Cuando el hombre deja a un lado a Dios, no consigue alcanzar la felicidad, es más, acaba por destruirse a sí mismo. Y, sin embargo, el corazón del hombre ha sido creado bueno, pero es el hombre que a menudo está lejos de su corazón. Lo dice san Agustín en una de sus expresiones más geniales, con ese fugitivus cordis sui (cf. Agustín, Enarratio in psalmum 57,1), el hombre que huye de su corazón; aunque desea belleza, verdad, bondad, justicia, el hombre corre hacia otra parte (cf. G. Tantardini, Congresos sobre la actualidad de san Agustín. Agustín testigo de la Tradición, 30Días, n, 6/7, 2004, pág. 56).

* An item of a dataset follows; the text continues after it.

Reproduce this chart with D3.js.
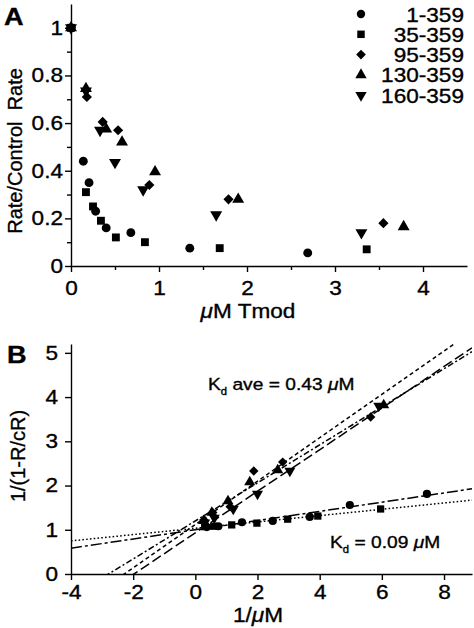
<!DOCTYPE html>
<html><head><meta charset="utf-8">
<script src="https://cdn.jsdelivr.net/npm/d3@7"></script>
<style>
body{margin:0;background:#fff}
svg{display:block}
text{font-family:"Liberation Sans",Arial,Helvetica,sans-serif;fill:#000;stroke:#000;stroke-width:0.35px}
</style>
</head><body>
<svg id="c" width="474" height="628"></svg>
<script>
// ---------- DATA: panel A ----------
const seriesNames = ["1-359", "35-359", "95-359", "130-359", "160-359"];
const shapes = ["circle", "square", "diamond", "triangle", "invtri"];
const tmodA1 = [0, 0.14, 0.205, 0.28, 0.40, 0.68, 1.35, 2.69];
const rateA1 = [1, 0.44, 0.35, 0.23, 0.16, 0.14, 0.075, 0.055];
const tmodA2 = [0, 0.17, 0.25, 0.34, 0.51, 0.84, 1.69, 3.36];
const rateA2 = [1, 0.31, 0.25, 0.19, 0.12, 0.10, 0.075, 0.07];
const tmodA3 = [0, 0.18, 0.36, 0.535, 0.89, 1.79, 3.55];
const rateA3 = [1, 0.71, 0.605, 0.57, 0.34, 0.28, 0.18];
const tmodA4 = [0, 0.17, 0.40, 0.58, 0.955, 1.90, 3.78];
const rateA4 = [1, 0.745, 0.575, 0.52, 0.395, 0.28, 0.165];
const tmodA5 = [0, 0.17, 0.33, 0.50, 0.82, 1.65, 3.30];
const rateA5 = [1, 0.735, 0.57, 0.435, 0.32, 0.215, 0.14];
const xTicksA = [0, 1, 2, 3, 4];
const xMinorA = [0.5, 1.5, 2.5, 3.5];
const yTicksA = [0, 0.2, 0.4, 0.6, 0.8, 1];
const yMinorA = [0.1, 0.3, 0.5, 0.7, 0.9];

// ---------- DATA: panel B ----------
const invB1 = [0.37, 0.74, 1.5, 2.49, 3.68, 4.97, 7.45];
const valB1 = [1.06, 1.08, 1.17, 1.20, 1.29, 1.56, 1.81];
const invB2 = [0.30, 0.59, 1.17, 1.98, 2.97, 3.94, 5.96];
const valB2 = [1.07, 1.08, 1.11, 1.15, 1.24, 1.31, 1.47];
const invB3 = [0.28, 0.56, 1.12, 1.88, 2.81, 5.64];
const valB3 = [1.22, 1.39, 1.52, 2.33, 2.53, 3.55];
const invB4 = [0.26, 0.53, 1.05, 1.75, 2.65, 6.06];
const valB4 = [1.20, 1.39, 1.65, 2.08, 2.35, 3.82];
const invB5 = [0.30, 0.61, 1.22, 2.00, 3.04, 5.90];
const valB5 = [1.16, 1.27, 1.47, 1.81, 2.33, 3.80];
// linear fits: y = intercept + slope * x
const fitSlope = [0.104, 0.0715, 0.43, 0.49, 0.47];
const fitIntercept = [1.0, 1.034, 1.2, 1.12, 0.93];
const xTicksB = [-4, -2, 0, 2, 4, 6, 8];
const yTicksB = [0, 1, 2, 3, 4, 5];

// ---------- drawing ----------
const svg = d3.select("#c");
svg.append("rect").attr("width", 474).attr("height", 628).attr("fill", "#fff");
const SX = 1.13;

function stext(x, y, str, size, anchor, weight) {
  return svg.append("text")
    .attr("transform", `translate(${x},${y}) scale(${SX},1)`)
    .attr("font-size", size).attr("text-anchor", anchor || "start")
    .attr("font-weight", weight || "normal").text(str);
}

const symBase = {
  circle: d3.symbol().type(d3.symbolCircle),
  square: d3.symbol().type(d3.symbolSquare),
  diamond: d3.symbol().type(d3.symbolSquare),
  triangle: d3.symbol().type(d3.symbolTriangle),
  invtri: d3.symbol().type(d3.symbolTriangle)
};
const symRot = {circle: 0, square: 0, diamond: 45, triangle: 0, invtri: 180};
function marker(g, shape, x, y, k) {
  const sz = {circle: 62, square: 62, diamond: 52, triangle: 62, invtri: 62}[shape] * k;
  g.append("path").attr("d", symBase[shape].size(sz)())
    .attr("transform", `translate(${x},${y}) rotate(${symRot[shape]})`)
    .attr("fill", "#000");
}

function styleAxis(g, left) {
  g.select(".domain").attr("stroke", "#000").attr("stroke-width", 1.4);
  g.selectAll(".tick line").attr("stroke", "#000").attr("stroke-width", 1.4);
  g.selectAll(".tick text").attr("font-size", 20).attr("fill", "#000")
    .attr("font-family", '"Liberation Sans",Arial,Helvetica,sans-serif')
    .each(function() {
      const t = d3.select(this);
      if (left) {
        t.attr("x", (+t.attr("x")) / SX).attr("transform", `scale(${SX},1)`);
      } else {
        t.attr("transform", `scale(${SX},1)`);
      }
    });
}

// ===== Panel A =====
const xA = d3.scaleLinear().domain([0, 4.5]).range([71, 467]);
const yA = d3.scaleLinear().domain([0, 1.1]).range([266, 4]);

const gxA = svg.append("g").attr("transform", `translate(0,${yA(0)})`)
  .call(d3.axisBottom(xA).tickValues(xTicksA).tickSize(6).tickSizeOuter(0).tickPadding(9).tickFormat(d => String(d)));
styleAxis(gxA, false);
const gxAm = svg.append("g").attr("transform", `translate(0,${yA(0)})`)
  .call(d3.axisBottom(xA).tickValues(xMinorA).tickSize(4).tickFormat(""));
gxAm.select(".domain").remove();
gxAm.selectAll(".tick line").attr("stroke", "#000").attr("stroke-width", 1.4);

const gyA = svg.append("g").attr("transform", `translate(${xA(0)},0)`)
  .call(d3.axisLeft(yA).tickValues(yTicksA).tickSize(6).tickSizeOuter(0).tickPadding(2)
    .tickFormat(d => d === 0 ? "0" : d === 1 ? "1" : d.toFixed(1)));
styleAxis(gyA, true);
const gyAm = svg.append("g").attr("transform", `translate(${xA(0)},0)`)
  .call(d3.axisLeft(yA).tickValues(yMinorA).tickSize(4).tickFormat(""));
gyAm.select(".domain").remove();
gyAm.selectAll(".tick line").attr("stroke", "#000").attr("stroke-width", 1.4);

const dataA = [[tmodA1, rateA1], [tmodA2, rateA2], [tmodA3, rateA3], [tmodA4, rateA4], [tmodA5, rateA5]];
const gA = svg.append("g");
dataA.forEach((s, i) => {
  s[0].forEach((v, j) => marker(gA, shapes[i], xA(v), yA(s[1][j]), 1));
});

// legend
const gL = svg.append("g");
seriesNames.forEach((n, i) => {
  const cy = 14 + i * 20.3;
  marker(gL, shapes[i], 361, cy, 0.9);
  stext(464, cy + 7.5, n, 20, "end");
});

// labels A
stext(4, 25, "A", 24, "start", "bold");
svg.append("text").attr("transform", "translate(22,151) rotate(-90)")
  .attr("font-size", 20).attr("text-anchor", "middle").attr("xml:space", "preserve")
  .text("Rate/Control  Rate");
const xlabA = svg.append("text").attr("transform", `translate(248,318) scale(${SX},1)`)
  .attr("font-size", 20).attr("text-anchor", "middle");
xlabA.append("tspan").attr("font-style", "italic").text("\u03bc");
xlabA.append("tspan").text("M  Tmod");

// ===== Panel B =====
const xB = d3.scaleLinear().domain([-4, 8.9]).range([71, 472]);
const yB = d3.scaleLinear().domain([0, 5.2]).range([574, 344]);

svg.append("clipPath").attr("id", "clipB").append("rect")
  .attr("x", xB(-4)).attr("y", yB(5.2)).attr("width", xB(8.9) - xB(-4)).attr("height", yB(0) - yB(5.2));

const gxB = svg.append("g").attr("transform", `translate(0,${yB(0)})`)
  .call(d3.axisBottom(xB).tickValues(xTicksB).tickSize(6).tickSizeOuter(0).tickPadding(5).tickFormat(d => String(d)));
styleAxis(gxB, false);
const gyB = svg.append("g").attr("transform", `translate(${xB(-4)},0)`)
  .call(d3.axisLeft(yB).tickValues(yTicksB).tickSize(6).tickSizeOuter(0).tickPadding(7).tickFormat(d => String(d)));
styleAxis(gyB, true);

const dashes = ["11,3,3,3", "1.6,2.2", "6,2.5,2,2.5", "4,3", "10,4"];
const gLines = svg.append("g").attr("clip-path", "url(#clipB)");
fitSlope.forEach((m, i) => {
  const b = fitIntercept[i];
  const x0 = -4, x1 = 8.9;
  gLines.append("line")
    .attr("x1", xB(x0)).attr("y1", yB(b + m * x0))
    .attr("x2", xB(x1)).attr("y2", yB(b + m * x1))
    .attr("stroke", "#000").attr("stroke-width", 1.5)
    .attr("stroke-dasharray", dashes[i]);
});

const dataB = [[invB1, valB1], [invB2, valB2], [invB3, valB3], [invB4, valB4], [invB5, valB5]];
const gB = svg.append("g");
dataB.forEach((s, i) => {
  s[0].forEach((v, j) => marker(gB, shapes[i], xB(v), yB(s[1][j]), 0.85));
});

// labels B
stext(7, 363, "B", 24, "start", "bold");
svg.append("text").attr("transform", "translate(25,456) rotate(-90)")
  .attr("font-size", 20).attr("text-anchor", "middle").text("1/(1-R/cR)");
const xlabB = svg.append("text").attr("transform", `translate(258,622) scale(${SX},1)`)
  .attr("font-size", 20).attr("text-anchor", "middle");
xlabB.append("tspan").text("1/");
xlabB.append("tspan").attr("font-style", "italic").text("\u03bc");
xlabB.append("tspan").text("M");

function kdLabel(x, y, rest) {
  const t = svg.append("text").attr("transform", `translate(${x},${y}) scale(${SX},1)`)
    .attr("font-size", 17).attr("xml:space", "preserve");
  t.append("tspan").text("K");
  t.append("tspan").attr("font-size", 10).attr("dy", 5).text("d");
  t.append("tspan").attr("dy", -5).text(rest[0]);
  t.append("tspan").attr("font-style", "italic").text("\u03bc");
  t.append("tspan").text("M");
}
kdLabel(208, 390, [" ave = 0.43 "]);
kdLabel(330, 548, [" = 0.09 "]);
</script>
</body></html>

En el comportamiento y en el ejemplo de la Virgen nos reconocemos elegidos por la eternidad y comprendemos que estamos llamados a ser santos y santificadores, en medio del mundo, portadores, como ella, de Cristo y, como ella, levadura de santidad. No olvidemos que, para los cristianos, lo contrario de santo no es pecador, sino fracasado. Por tanto, un cristiano o es un santo o es un fracasado. Que la Virgen nos ayude en esto.
Los boloñeses, justamente, siempre han reconocido también la potencia de los milagros, obtenidos con la oración a su Virgen. Entre los muchos podemos recordar el del beato Bartolomé Dal Monte, que el Papa beatificó aquí en Bolonia aquel inolvidable 27 de septiembre de 1997. Este beato, que había regresado de Viena con una gran fractura en el pie izquierdo de difícil curación, en abril de 1768 fue con sus muletas al santuario y, después de rezar, volvió a su casa sin necesidad de usarlas.
Quizá ningún boloñés carezca, en su vida, de una lista propia de gracias y de milagros. Pero el don más grande, que debemos saber pedir a nuestra Madre, es el de mantenernos en gracia de Dios, el de la esperanza cristiana de la vida eterna. Aunque a veces el dolor, el sufrimiento, la desilusión nos invaden y amenazan con debilitar nuestra certeza, no nos dejemos vencer por el desconsuelo, sabiendo que allá en el cielo está nuestra Madre celeste que nos espera, está Cristo redentor en la unidad del Padre y del Espíritu Santo.